Writer. Manga and webtoon aficionado. I hail from Washington D.C. where I consume too much media and cause only a little trouble. Tweet me @incitata.

3 Comments

  1. Interesting points on One Piece. Just some questions and exceptions to note.

    Which main female character is often portrayed as cowardly? Besides the matter of that seeming to be more the theme for the male character Ussop, Nami being cowardly seemed to stop being a considerable fault as far back as the final bouts of the Alabasta Arc. Both characters overall have developed a clear show of bravery that can be argued to make them more relatable compared to other main characters. There’s also the bravery of a certain blue hair princess to be taken into account.

    Also, there are two deaths of great note that weren’t mentioned. Chopper’s “father” is quite deceased so there’s an exception there.
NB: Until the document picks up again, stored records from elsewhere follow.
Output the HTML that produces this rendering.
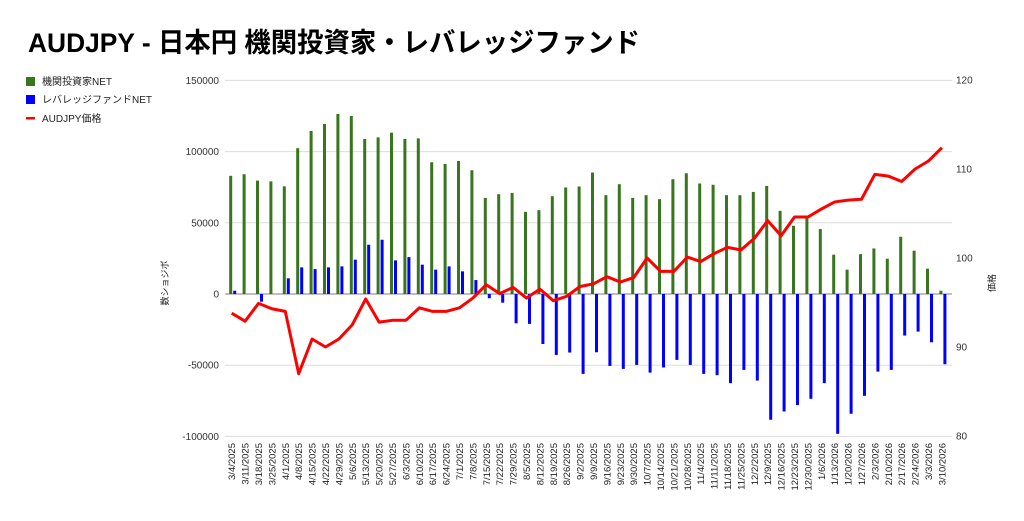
<!DOCTYPE html>
<html><head><meta charset="utf-8">
<style>
body{margin:0;background:#fff;width:1024px;height:516px;overflow:hidden;font-family:"Liberation Sans","Noto Sans CJK JP",sans-serif;}
svg text{font-family:"Liberation Sans","Noto Sans CJK JP",sans-serif;}
</style></head>
<body>
<svg id="chart" width="1024" height="516" xmlns="http://www.w3.org/2000/svg">
<text x="28" y="52" font-size="27" font-weight="bold" fill="#000" textLength="612" lengthAdjust="spacingAndGlyphs">AUDJPY - 日本円 機関投資家・レバレッジファンド</text>
<g>
<rect x="26" y="77" width="9" height="9" fill="#38761d"/>
<text x="42" y="85" font-size="10" fill="#222">機関投資家NET</text>
<rect x="26" y="95" width="9" height="9" fill="#0000ff"/>
<text x="42" y="103" font-size="10" fill="#222">レバレッジファンドNET</text>
<rect x="26" y="117" width="9" height="2.5" fill="#ff0000"/>
<text x="42" y="122" font-size="10" fill="#222">AUDJPY価格</text>
</g>
<text transform="translate(168,283) rotate(-90)" text-anchor="middle" font-size="9" fill="#222">数ショジボ</text>
<text transform="translate(995,283) rotate(-90)" text-anchor="middle" font-size="9" fill="#222">価格</text>
<g id="grid"></g><g id="bars"></g><g id="line"></g><g id="labels"></g>
</svg>
<script>
const categories=["3/4/2025","3/11/2025","3/18/2025","3/25/2025","4/1/2025","4/8/2025","4/15/2025","4/22/2025","4/29/2025","5/6/2025","5/13/2025","5/20/2025","5/27/2025","6/3/2025","6/10/2025","6/17/2025","6/24/2025","7/1/2025","7/8/2025","7/15/2025","7/22/2025","7/29/2025","8/5/2025","8/12/2025","8/19/2025","8/26/2025","9/2/2025","9/9/2025","9/16/2025","9/23/2025","9/30/2025","10/7/2025","10/14/2025","10/21/2025","10/28/2025","11/4/2025","11/11/2025","11/18/2025","11/25/2025","12/2/2025","12/9/2025","12/16/2025","12/23/2025","12/30/2025","1/6/2026","1/13/2026","1/20/2026","1/27/2026","2/3/2026","2/10/2026","2/17/2026","2/24/2026","3/3/2026","3/10/2026"];
const institutional=[83000,84100,79600,79100,75600,102400,114500,119400,126400,125000,108900,110000,113300,108900,109300,92500,91300,93400,86900,67500,70100,71000,57700,58900,68700,74800,75500,85300,69400,77100,67500,69400,66600,80600,84800,77600,76700,69400,69400,71700,75900,58400,47900,53000,45600,27600,17100,28000,32000,24800,40200,30400,17800,2300];
const leveraged=[2300,0,-5400,0,11000,18700,17500,18700,19400,24100,34600,38100,23600,25900,20600,17100,19400,15900,9800,-3000,-6100,-20600,-21000,-35100,-42800,-41100,-56100,-40900,-50500,-52600,-49800,-55200,-51600,-46300,-49800,-56100,-57000,-62600,-53300,-60800,-88300,-82500,-78000,-73600,-62600,-98200,-84100,-71500,-54500,-53300,-29200,-26400,-33900,-49300];
const price=[93.8,92.9,94.9,94.3,94.0,87.0,90.9,90.0,90.9,92.5,95.4,92.8,93.0,93.0,94.4,94.0,94.0,94.4,95.5,97.0,96.0,96.7,95.5,96.5,95.2,95.7,96.8,97.1,97.9,97.3,97.8,100.0,98.5,98.5,100.1,99.6,100.5,101.2,100.9,102.2,104.2,102.5,104.6,104.6,105.5,106.3,106.5,106.6,109.4,109.2,108.6,110.0,110.9,112.4];
const leftTicks=[150000,100000,50000,0,-50000,-100000];
const rightTicks=[120,110,100,90,80];

const NS="http://www.w3.org/2000/svg";
const X0=225,X1=952,YT=80,YB=436;
const yL=v=>294-(v/50000)*71.2;
const yR=v=>YB-(v-80)/40*(YB-YT);
const xC=i=>231.7+i*13.4;
function mk(tag,attrs,parent){const e=document.createElementNS(NS,tag);for(const k in attrs)e.setAttribute(k,attrs[k]);document.getElementById(parent).appendChild(e);return e;}

leftTicks.forEach(t=>{
  const g=mk('line',{x1:X0,x2:X1,y1:yL(t),y2:yL(t),stroke:t===0?'#999':'#ddd','stroke-width':t===0?1.2:1},'grid');
  
  
  const l=mk('text',{x:219,y:yL(t)+3.5,'text-anchor':'end','font-size':10,fill:'#333'},'labels');
  l.textContent=t;
  
  
});
rightTicks.forEach(t=>{
  const l=mk('text',{x:956,y:yR(t)+3.5,'font-size':10,fill:'#333'},'labels');
  l.textContent=t;
  
  
});
categories.forEach((c,i)=>{
  const l=mk('text',{transform:`translate(${xC(i)+3.5},443) rotate(-90)`,'text-anchor':'end','font-size':9.5,fill:'#222'},'labels');
  l.textContent=c;
  
  
  const gv=institutional[i],bv=leveraged[i];
  const g=mk('rect',{x:xC(i)-2.5,width:3,y:Math.min(yL(gv),yL(0)),height:Math.abs(yL(gv)-yL(0)),fill:'#38761d'},'bars');
  
  
  const b=mk('rect',{x:xC(i)+1.5,width:3,y:Math.min(yL(bv),yL(0)),height:Math.abs(yL(bv)-yL(0)),fill:'#0000ff'},'bars');
  
  
});
const pts=price.map((v,i)=>xC(i)+','+yR(v)).join(' ');
const pl=mk('polyline',{points:pts,fill:'none',stroke:'#ff0000','stroke-width':3,'stroke-linejoin':'round'},'line');


</script>
</body></html>
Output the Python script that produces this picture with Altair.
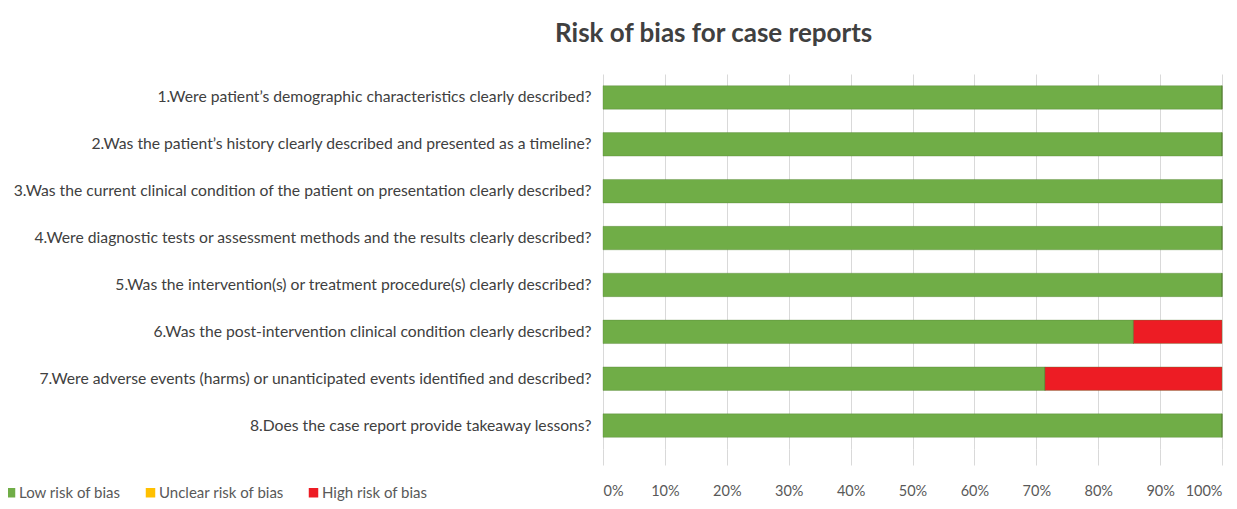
import altair as alt
import pandas as pd

questions = [
    "1.Were patient’s demographic characteristics clearly described?",
    "2.Was the patient’s history clearly described and presented as a timeline?",
    "3.Was the current clinical condition of the patient on presentation clearly described?",
    "4.Were diagnostic tests or assessment methods and the results clearly described?",
    "5.Was the intervention(s) or treatment procedure(s) clearly described?",
    "6.Was the post-intervention clinical condition clearly described?",
    "7.Were adverse events (harms) or unanticipated events identified and described?",
    "8.Does the case report provide takeaway lessons?",
]
low = [1.0, 1.0, 1.0, 1.0, 1.0, 0.857, 0.714, 1.0]
unclear = [0, 0, 0, 0, 0, 0, 0, 0]
high = [0, 0, 0, 0, 0, 0.143, 0.286, 0]

categories = ["Low risk of bias", "Unclear risk of bias", "High risk of bias"]
colors = ["#70AD47", "#FFC000", "#ED1C24"]

FONT = "Lato"

rows = []
for i, q in enumerate(questions):
    for k, (cat, vals) in enumerate(zip(categories, [low, unclear, high])):
        rows.append({"question": q, "risk": cat, "value": vals[i], "ord": k})
df = pd.DataFrame(rows)

chart = alt.Chart(df).mark_bar(stroke="#548235", strokeWidth=0.6, strokeOpacity=0.6).encode(
    y=alt.Y("question:N", sort=questions, title=None,
            scale=alt.Scale(paddingInner=0.5, paddingOuter=0.25),
            axis=alt.Axis(labelFont=FONT, labelFontSize=15.7,
                          labelColor="#404040", labelLimit=700, ticks=False,
                          domain=False, labelPadding=12)),
    x=alt.X("value:Q", stack="zero", title=None,
            scale=alt.Scale(domain=[0, 1], nice=False),
            axis=alt.Axis(format=".0%", values=[i / 10 for i in range(11)],
                          labelFont=FONT, labelFontSize=14.5,
                          labelColor="#595959", grid=True, gridColor="#D9D9D9",
                          domain=False, ticks=True, tickSize=16, tickColor="#D9D9D9",
                          labelPadding=19)),
    color=alt.Color("risk:N", scale=alt.Scale(domain=categories, range=colors),
                    legend=alt.Legend(title=None, orient="none", direction="horizontal",
                                      legendX=-600, legendY=411, symbolType="square",
                                      symbolSize=90, symbolStrokeWidth=0,
                                      labelFont=FONT, labelFontSize=15,
                                      labelColor="#595959", columnPadding=22,
                                      labelOffset=1)),
    order=alt.Order("ord:Q"),
).properties(
    width=619,
    height=375,
    title=alt.TitleParams("Risk of bias for case reports", anchor="start", dx=-48,
                          frame="group", font=FONT, fontSize=26, fontWeight="bold",
                          color="#404040", offset=27),
    autosize=alt.AutoSizeParams(type="none"),
    padding={"left": 595, "top": 66, "right": 7, "bottom": 52},
).configure_view(stroke=None)

chart.save("out.html", embed_options={"renderer": "svg", "actions": False})
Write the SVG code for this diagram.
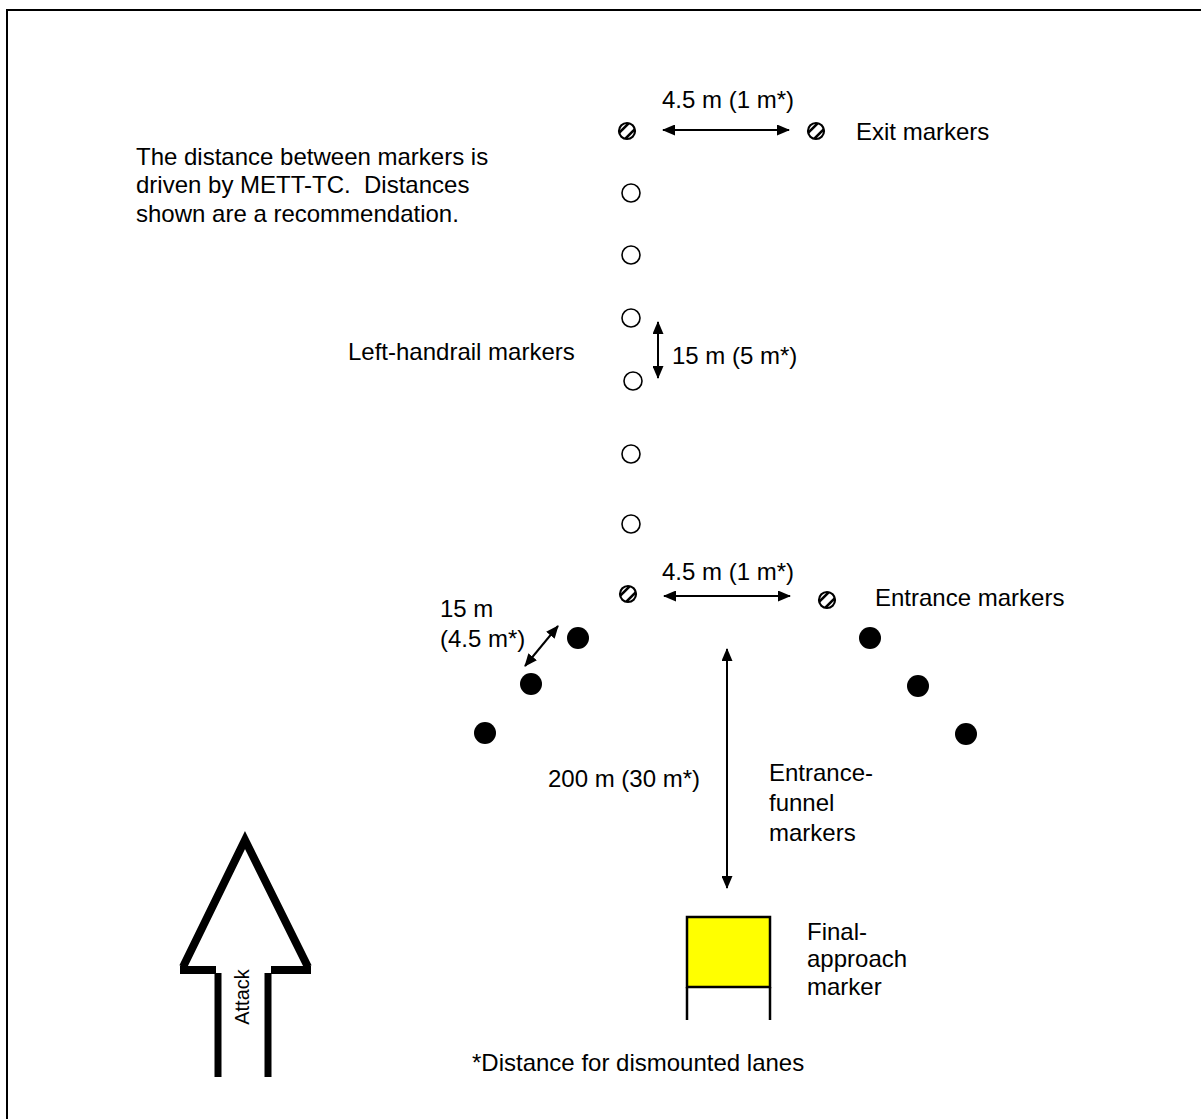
<svg xmlns="http://www.w3.org/2000/svg" width="1201" height="1119" viewBox="0 0 1201 1119">
<style>
text{font-family:"Liberation Sans",Arial,sans-serif;font-size:24px;fill:#000;white-space:pre}
.open{fill:#fff;stroke:#000;stroke-width:1.6}
.dot{fill:#000}
.conn{stroke:#000;stroke-width:2;fill:none}
</style>
<defs>
<marker id="ah" viewBox="0 0 13 11" refX="12" refY="5.5" markerWidth="13" markerHeight="11" markerUnits="userSpaceOnUse" orient="auto-start-reverse">
<path d="M0,0 L13,5.5 L0,11 Z" fill="#000"/>
</marker>
<clipPath id="hc"><circle cx="0" cy="0" r="8.5"/></clipPath>
<g id="hm">
<circle cx="0" cy="0" r="8.5" fill="#fff"/>
<g clip-path="url(#hc)" stroke="#000" stroke-width="2.6">
<line x1="-14.2" y1="8.2" x2="8.2" y2="-14.2"/>
<line x1="-8.2" y1="14.2" x2="14.2" y2="-8.2"/>
</g>
<circle cx="0" cy="0" r="8" fill="none" stroke="#000" stroke-width="2.2"/>
</g>
</defs>
<rect width="1201" height="1119" fill="#fff"/>
<path d="M7,1119 V10 H1201" fill="none" stroke="#000" stroke-width="2"/>

<g id="note">
<text x="136" y="165">The distance between markers is</text>
<text x="136" y="193" xml:space="preserve">driven by METT-TC.  Distances</text>
<text x="136" y="222">shown are a recommendation.</text>
</g>

<g id="exit-markers">
<use href="#hm" x="627" y="131"/>
<use href="#hm" x="816" y="131"/>
<text x="662" y="108">4.5 m (1 m*)</text>
<text x="856" y="140">Exit markers</text>
</g>

<g id="left-handrail-markers">
<circle class="open" cx="631" cy="193" r="9"/>
<circle class="open" cx="631" cy="255" r="9"/>
<circle class="open" cx="631" cy="318" r="9"/>
<circle class="open" cx="633" cy="381" r="9"/>
<circle class="open" cx="631" cy="454" r="9"/>
<circle class="open" cx="631" cy="524" r="9"/>
<text x="348" y="360">Left-handrail markers</text>
<text x="672" y="364">15 m (5 m*)</text>
</g>

<g id="entrance-markers">
<use href="#hm" x="628" y="594"/>
<use href="#hm" x="827" y="600"/>
<text x="662" y="580">4.5 m (1 m*)</text>
<text x="875" y="606">Entrance markers</text>
</g>

<g id="entrance-funnel-markers">
<circle class="dot" cx="578" cy="638" r="11"/>
<circle class="dot" cx="531" cy="684" r="11"/>
<circle class="dot" cx="485" cy="733" r="11"/>
<circle class="dot" cx="870" cy="638" r="11"/>
<circle class="dot" cx="918" cy="686" r="11"/>
<circle class="dot" cx="966" cy="734" r="11"/>
<text x="440" y="617">15 m</text>
<text x="440" y="647">(4.5 m*)</text>
<text x="769" y="781">Entrance-</text>
<text x="769" y="811">funnel</text>
<text x="769" y="841">markers</text>
<text x="548" y="787">200 m (30 m*)</text>
</g>

<g id="final-approach-marker">
<rect x="687" y="917" width="83" height="70" fill="#ffff00" stroke="#000" stroke-width="2.5"/>
<line x1="687" y1="987" x2="687" y2="1020" stroke="#000" stroke-width="2.5"/>
<line x1="770" y1="987" x2="770" y2="1020" stroke="#000" stroke-width="2.5"/>
<text x="807" y="940">Final-</text>
<text x="807" y="967">approach</text>
<text x="807" y="995">marker</text>
</g>

<g id="attack-arrow" fill="none" stroke="#000" stroke-width="8">
<path d="M183,967 L245,840 L308,967" stroke-linejoin="miter"/>
<line x1="180" y1="970" x2="216" y2="970"/>
<line x1="271" y1="970" x2="311" y2="970"/>
<line x1="218" y1="973" x2="218" y2="1077" stroke-width="7"/>
<line x1="268" y1="973" x2="268" y2="1077" stroke-width="7"/>
<text x="0" y="0" transform="translate(249,997) rotate(-90)" text-anchor="middle" stroke="none" style="font-size:20px">Attack</text>
</g>

<text x="472" y="1071">*Distance for dismounted lanes</text>

<g id="connectors">
<line class="conn" x1="663" y1="130" x2="789" y2="130" marker-start="url(#ah)" marker-end="url(#ah)"/>
<line class="conn" x1="658" y1="322" x2="658" y2="378" marker-start="url(#ah)" marker-end="url(#ah)"/>
<line class="conn" x1="664" y1="596" x2="790" y2="596" marker-start="url(#ah)" marker-end="url(#ah)"/>
<line class="conn" x1="558" y1="626" x2="525" y2="666" marker-start="url(#ah)" marker-end="url(#ah)"/>
<line class="conn" x1="727" y1="649" x2="727" y2="888" marker-start="url(#ah)" marker-end="url(#ah)"/>
</g>
</svg>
And, though she isn’t a mother, Zoro’s deceased rival can also be considered a female sacrifice for a male character’s motivation although that at least has some nuance in that bit of storytelling. And there remains the matter of Gold D Rogers’ death that enflamed the piracy era for Oda’s world.

    Overall, it could be argued that the dead mothers reflect the author’s intent with themes of oppression, racism, religious radicalism, etc., where it’s unfortunately the case in both his fiction and the real world that women have been the victims more targeted than men.

    I’d agree that it’d be great that Luffy’s mother still lives rather than another sacrifice. I should also add that another Shounen manga, “Jojo’s Bizarre Adventure”, can make for an interesting long run show of an author being somewhat sexist with his storytelling to creating quite interesting, powerful women both of villainous and heroic qualities. Thanks for the post.

    • Claire Napier on

      “Also, there are two deaths of great note that weren’t mentioned.”

      Come on, Jonathan! The piece is specifically about dead mothers!

  2. I would argue Nami is still cowardly. She still gets relegated to the role of damsel of distress as recently as the Dressrosa Arc. Is it too much to expect her to manage an entire story arc without having to be rescued by the Monster Trio?

    It’s true that Chopper’s father figure is dead but he’s an exception to the pattern. Other fathers/father figures are still alive. Not just the ones I mentioned in the post, but also Rayleigh (Roger’s stand-in) and even Shanks (arguable Roger’s stand-in as well). It’s just noticeable that when a male familial figure dies, there usually is a stand-in or replacement who also ends up affecting the plot and characters. When the mothers die, you don’t get that.